We have also made an effort to reach parts of the community who wouldn’t otherwise engage in addiction services. Evidence of us achieving this goal was when we were visited by 25 patched Mongrel Mob members from the Kahukura rehab. We have grown our social media following and reach a lot of people through that.

An average day is about 12-15 people, but we have had up to 40 at times. People do not have to sign up so can just come as they please. No pressure.

We believe part of how we carry a message of recovery is by loving the tamariki who were affected by our substance use. Children are always welcome. We have a play area and have hosted whanau days where people can bring their families.

We also have done a lot of work outside of our opening hours. We often visit people in the community, support them to go to appointments or help them with their dealings with other organizations. We administrate a peer support Facebook page with about 2500 kiwis in recovery. And we facilitate the peer support group at the Springhill rehab in Napier.

In working my own recovery, I discovered quite some time ago that all of my shortcoming’s stem from either fear or self-centeredness, so a big part of my recovery has been practicing the opposite of those 2 things which is faith and service. So, I took a leap of faith in November 2020 and quit a fulltime job to go and provide service to people in our community who were suffering, and I doubt anyone has benefited more than I have from that decision.

I had some savings and some confidence that we would be able to get funding once we were established.

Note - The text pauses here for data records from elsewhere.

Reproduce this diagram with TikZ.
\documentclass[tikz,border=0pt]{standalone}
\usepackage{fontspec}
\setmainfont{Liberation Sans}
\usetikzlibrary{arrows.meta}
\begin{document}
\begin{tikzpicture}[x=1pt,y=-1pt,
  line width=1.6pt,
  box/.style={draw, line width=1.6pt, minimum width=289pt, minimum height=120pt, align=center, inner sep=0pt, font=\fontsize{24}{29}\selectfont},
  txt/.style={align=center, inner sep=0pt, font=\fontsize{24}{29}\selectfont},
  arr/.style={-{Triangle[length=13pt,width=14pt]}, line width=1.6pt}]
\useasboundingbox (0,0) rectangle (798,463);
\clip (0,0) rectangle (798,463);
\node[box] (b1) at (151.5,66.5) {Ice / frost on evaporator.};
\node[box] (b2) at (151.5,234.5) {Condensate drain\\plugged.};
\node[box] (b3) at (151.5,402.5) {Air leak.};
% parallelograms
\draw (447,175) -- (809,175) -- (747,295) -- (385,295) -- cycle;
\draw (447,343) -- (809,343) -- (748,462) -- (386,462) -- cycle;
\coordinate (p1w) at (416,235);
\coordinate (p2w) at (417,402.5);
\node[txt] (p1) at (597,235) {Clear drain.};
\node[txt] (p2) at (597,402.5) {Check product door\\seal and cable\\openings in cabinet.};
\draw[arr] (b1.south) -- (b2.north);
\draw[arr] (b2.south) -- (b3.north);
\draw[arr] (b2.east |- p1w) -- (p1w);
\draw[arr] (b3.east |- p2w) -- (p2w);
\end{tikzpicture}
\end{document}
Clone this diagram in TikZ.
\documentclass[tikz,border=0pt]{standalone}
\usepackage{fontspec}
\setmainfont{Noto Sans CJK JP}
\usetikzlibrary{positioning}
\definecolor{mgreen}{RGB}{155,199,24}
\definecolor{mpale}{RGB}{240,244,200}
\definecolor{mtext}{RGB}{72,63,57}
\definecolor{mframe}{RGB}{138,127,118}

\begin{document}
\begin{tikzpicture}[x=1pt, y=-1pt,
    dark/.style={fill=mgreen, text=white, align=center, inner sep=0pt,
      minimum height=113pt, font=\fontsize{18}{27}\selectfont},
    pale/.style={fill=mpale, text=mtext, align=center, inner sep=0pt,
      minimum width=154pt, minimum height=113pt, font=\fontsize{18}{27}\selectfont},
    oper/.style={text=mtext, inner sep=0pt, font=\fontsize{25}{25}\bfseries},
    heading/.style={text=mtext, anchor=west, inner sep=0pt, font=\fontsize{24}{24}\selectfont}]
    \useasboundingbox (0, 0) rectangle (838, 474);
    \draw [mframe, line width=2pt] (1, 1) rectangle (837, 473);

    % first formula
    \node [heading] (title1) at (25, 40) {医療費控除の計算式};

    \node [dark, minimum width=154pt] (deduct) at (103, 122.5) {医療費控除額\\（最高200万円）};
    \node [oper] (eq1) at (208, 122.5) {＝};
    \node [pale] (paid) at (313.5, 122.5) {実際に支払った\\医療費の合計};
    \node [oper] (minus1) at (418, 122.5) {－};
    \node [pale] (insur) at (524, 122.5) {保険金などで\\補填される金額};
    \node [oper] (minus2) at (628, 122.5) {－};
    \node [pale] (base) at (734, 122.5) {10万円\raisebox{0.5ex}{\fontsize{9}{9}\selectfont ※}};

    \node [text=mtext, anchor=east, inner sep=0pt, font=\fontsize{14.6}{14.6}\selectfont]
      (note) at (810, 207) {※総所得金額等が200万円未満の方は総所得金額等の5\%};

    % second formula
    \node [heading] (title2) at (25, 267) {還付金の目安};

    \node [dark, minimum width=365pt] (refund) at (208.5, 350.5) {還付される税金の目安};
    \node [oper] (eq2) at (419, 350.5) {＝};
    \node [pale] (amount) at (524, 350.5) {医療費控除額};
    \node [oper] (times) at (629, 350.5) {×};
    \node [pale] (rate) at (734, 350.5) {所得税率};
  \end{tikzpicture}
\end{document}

The savings dried up much quicker than I imagined, and we still haven’t secured any funding. There have been times in the last year where my faith has definitely been tested!

But so far, thanks to support from Peak Vision and a couple of other people we have managed to keep the doors open. The money Peak Vision donate is used specifically to cover the fuel costs of going to Hastings each day and supporting people in the community. There is no way I could afford to do what I do otherwise, so your contribution has helped support dozens of people over the last 14 months.

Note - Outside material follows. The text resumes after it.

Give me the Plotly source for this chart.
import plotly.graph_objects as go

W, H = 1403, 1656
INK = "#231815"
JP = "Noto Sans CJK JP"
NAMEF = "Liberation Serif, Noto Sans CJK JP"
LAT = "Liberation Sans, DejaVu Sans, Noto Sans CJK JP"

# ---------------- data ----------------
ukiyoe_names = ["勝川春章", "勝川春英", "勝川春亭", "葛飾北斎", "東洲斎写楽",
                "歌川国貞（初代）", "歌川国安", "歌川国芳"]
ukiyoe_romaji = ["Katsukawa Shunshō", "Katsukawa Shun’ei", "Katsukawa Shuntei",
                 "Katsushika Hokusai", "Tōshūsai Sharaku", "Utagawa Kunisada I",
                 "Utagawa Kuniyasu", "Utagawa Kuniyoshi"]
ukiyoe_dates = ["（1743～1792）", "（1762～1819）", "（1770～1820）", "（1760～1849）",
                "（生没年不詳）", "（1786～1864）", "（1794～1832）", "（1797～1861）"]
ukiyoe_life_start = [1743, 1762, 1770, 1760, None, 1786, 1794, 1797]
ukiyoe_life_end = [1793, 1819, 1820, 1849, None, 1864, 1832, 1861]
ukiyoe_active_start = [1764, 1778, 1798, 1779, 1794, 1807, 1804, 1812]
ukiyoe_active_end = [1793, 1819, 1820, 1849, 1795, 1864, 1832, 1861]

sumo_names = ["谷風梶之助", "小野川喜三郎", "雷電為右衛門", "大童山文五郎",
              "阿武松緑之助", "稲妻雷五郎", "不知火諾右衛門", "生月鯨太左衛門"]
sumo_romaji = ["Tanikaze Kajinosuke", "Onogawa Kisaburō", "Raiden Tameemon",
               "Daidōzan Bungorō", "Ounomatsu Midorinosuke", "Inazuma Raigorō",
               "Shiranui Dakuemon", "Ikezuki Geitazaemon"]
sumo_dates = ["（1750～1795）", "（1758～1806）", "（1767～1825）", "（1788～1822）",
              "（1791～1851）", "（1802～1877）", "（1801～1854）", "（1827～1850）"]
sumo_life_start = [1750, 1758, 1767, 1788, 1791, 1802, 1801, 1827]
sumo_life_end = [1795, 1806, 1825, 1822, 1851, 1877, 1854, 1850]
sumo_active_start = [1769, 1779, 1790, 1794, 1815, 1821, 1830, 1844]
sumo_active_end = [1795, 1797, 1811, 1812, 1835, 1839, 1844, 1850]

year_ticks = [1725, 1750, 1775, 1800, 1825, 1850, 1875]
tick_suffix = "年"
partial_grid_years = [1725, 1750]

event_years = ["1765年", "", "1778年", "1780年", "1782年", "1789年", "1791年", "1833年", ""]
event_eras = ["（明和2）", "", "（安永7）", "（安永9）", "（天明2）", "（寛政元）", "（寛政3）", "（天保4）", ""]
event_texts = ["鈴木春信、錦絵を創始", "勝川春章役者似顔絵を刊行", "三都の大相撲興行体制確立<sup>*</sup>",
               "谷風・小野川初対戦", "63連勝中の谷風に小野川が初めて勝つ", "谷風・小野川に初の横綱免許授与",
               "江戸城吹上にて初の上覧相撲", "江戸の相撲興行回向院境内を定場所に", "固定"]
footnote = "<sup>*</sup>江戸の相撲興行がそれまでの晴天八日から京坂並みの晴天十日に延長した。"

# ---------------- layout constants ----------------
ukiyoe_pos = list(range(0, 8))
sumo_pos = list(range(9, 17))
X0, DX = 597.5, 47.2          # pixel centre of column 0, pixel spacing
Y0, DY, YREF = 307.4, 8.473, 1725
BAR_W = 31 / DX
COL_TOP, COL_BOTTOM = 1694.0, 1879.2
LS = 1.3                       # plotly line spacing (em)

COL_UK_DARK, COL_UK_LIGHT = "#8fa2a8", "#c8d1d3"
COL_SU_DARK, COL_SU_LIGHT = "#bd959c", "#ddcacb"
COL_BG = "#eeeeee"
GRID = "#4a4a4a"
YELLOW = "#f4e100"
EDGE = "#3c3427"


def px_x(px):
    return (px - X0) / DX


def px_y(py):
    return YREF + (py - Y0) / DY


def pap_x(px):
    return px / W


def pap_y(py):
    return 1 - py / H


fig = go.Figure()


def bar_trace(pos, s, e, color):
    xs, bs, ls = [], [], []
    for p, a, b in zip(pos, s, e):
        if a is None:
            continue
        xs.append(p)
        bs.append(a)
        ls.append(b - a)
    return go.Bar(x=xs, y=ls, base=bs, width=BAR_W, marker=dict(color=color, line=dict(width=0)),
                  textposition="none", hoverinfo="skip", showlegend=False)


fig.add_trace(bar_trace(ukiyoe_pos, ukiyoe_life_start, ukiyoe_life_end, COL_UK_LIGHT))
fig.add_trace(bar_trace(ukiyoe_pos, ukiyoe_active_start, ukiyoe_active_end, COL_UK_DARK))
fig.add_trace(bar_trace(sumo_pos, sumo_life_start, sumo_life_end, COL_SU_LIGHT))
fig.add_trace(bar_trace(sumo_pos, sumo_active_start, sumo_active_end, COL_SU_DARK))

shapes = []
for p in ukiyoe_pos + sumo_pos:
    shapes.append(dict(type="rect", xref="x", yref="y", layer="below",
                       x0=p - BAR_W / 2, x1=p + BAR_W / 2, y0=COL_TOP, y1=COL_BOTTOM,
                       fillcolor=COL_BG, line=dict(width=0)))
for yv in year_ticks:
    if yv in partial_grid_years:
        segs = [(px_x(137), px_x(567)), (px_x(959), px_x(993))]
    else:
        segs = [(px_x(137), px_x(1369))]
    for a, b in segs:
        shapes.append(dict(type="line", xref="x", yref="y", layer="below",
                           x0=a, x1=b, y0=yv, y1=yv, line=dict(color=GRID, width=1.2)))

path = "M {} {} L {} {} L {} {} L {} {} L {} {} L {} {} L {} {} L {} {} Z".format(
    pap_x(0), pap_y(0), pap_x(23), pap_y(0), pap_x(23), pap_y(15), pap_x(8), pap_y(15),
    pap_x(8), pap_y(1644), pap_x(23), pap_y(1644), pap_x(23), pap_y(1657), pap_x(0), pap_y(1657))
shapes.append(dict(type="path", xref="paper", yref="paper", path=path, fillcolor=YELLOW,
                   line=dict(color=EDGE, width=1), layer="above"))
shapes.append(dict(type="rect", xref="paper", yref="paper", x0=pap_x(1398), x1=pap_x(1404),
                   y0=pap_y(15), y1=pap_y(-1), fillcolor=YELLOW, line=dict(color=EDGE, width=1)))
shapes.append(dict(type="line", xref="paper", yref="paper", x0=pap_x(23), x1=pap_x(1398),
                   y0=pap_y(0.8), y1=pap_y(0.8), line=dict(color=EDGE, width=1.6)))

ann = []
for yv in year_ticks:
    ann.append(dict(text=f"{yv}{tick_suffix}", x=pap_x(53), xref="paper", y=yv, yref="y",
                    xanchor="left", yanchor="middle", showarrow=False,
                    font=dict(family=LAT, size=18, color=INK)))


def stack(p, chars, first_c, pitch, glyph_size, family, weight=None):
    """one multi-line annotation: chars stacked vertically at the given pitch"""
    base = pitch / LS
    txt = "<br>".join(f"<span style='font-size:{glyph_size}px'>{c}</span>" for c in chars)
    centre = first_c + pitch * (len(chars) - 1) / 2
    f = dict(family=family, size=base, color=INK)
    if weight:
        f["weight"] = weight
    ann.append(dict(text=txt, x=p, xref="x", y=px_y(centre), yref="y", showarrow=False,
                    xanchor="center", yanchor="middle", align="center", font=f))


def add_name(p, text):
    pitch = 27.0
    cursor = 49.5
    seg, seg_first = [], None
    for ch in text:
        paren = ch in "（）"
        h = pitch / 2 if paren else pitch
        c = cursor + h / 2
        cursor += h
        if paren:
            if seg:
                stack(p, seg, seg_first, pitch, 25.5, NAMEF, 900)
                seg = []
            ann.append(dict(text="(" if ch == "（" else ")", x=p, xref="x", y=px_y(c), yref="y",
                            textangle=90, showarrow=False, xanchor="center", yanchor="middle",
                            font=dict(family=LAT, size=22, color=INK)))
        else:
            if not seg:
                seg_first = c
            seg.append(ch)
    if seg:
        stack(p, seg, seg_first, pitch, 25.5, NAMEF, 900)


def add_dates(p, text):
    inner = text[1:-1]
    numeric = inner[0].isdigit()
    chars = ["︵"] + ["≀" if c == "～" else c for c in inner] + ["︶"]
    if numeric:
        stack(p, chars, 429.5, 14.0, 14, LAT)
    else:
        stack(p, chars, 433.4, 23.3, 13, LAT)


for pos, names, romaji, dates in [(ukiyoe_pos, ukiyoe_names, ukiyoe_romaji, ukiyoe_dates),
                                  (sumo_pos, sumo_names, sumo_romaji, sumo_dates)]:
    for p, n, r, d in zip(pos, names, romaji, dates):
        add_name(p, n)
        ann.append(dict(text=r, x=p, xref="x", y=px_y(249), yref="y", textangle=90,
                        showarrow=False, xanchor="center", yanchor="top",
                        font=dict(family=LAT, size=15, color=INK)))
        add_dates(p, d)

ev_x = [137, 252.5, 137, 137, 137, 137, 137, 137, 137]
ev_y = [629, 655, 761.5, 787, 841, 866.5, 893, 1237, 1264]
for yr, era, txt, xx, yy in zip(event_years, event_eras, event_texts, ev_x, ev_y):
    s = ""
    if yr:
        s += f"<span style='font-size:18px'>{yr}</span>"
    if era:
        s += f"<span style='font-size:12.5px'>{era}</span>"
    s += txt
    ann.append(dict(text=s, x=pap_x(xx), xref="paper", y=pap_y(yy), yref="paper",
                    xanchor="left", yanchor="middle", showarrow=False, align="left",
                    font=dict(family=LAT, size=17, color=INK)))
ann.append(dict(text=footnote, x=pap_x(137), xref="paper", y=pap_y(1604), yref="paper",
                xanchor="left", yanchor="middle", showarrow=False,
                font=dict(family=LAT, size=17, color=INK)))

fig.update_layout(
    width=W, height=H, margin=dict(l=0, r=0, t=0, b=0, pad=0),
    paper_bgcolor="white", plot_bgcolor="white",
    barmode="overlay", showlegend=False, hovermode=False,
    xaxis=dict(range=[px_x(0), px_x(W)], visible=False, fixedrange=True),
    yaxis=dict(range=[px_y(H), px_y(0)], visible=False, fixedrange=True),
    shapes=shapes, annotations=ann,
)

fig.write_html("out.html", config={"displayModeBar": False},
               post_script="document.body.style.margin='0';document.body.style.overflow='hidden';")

Moving forward, we have so many ideas to continue to make a difference for people in need. We would like to do pre and post treatment recovery housing, provide respite for people who have a lapse to help get them back on track, provide specific peer support for people on opiate substation treatment, open our hub 6 days a week, start an employment program for people in recovery, start a podcast to help reduce stigma and much more.

Obviously, funding is an important ingredient in Kia Tipu Te Ora growing in the future and we are on the lookout for someone who can help with funding applications etc. Sadly, the guy we had doing this got cancer last year and had to step down so if you come across anyone send them our way please 😊

There are dozens of success stories I could tell you about and some of the people who started coming along for support, I’m now leaving in charge to facilitate groups and support others. I can’t thank you enough for your contributions and the difference you have helped make in these people’s lives.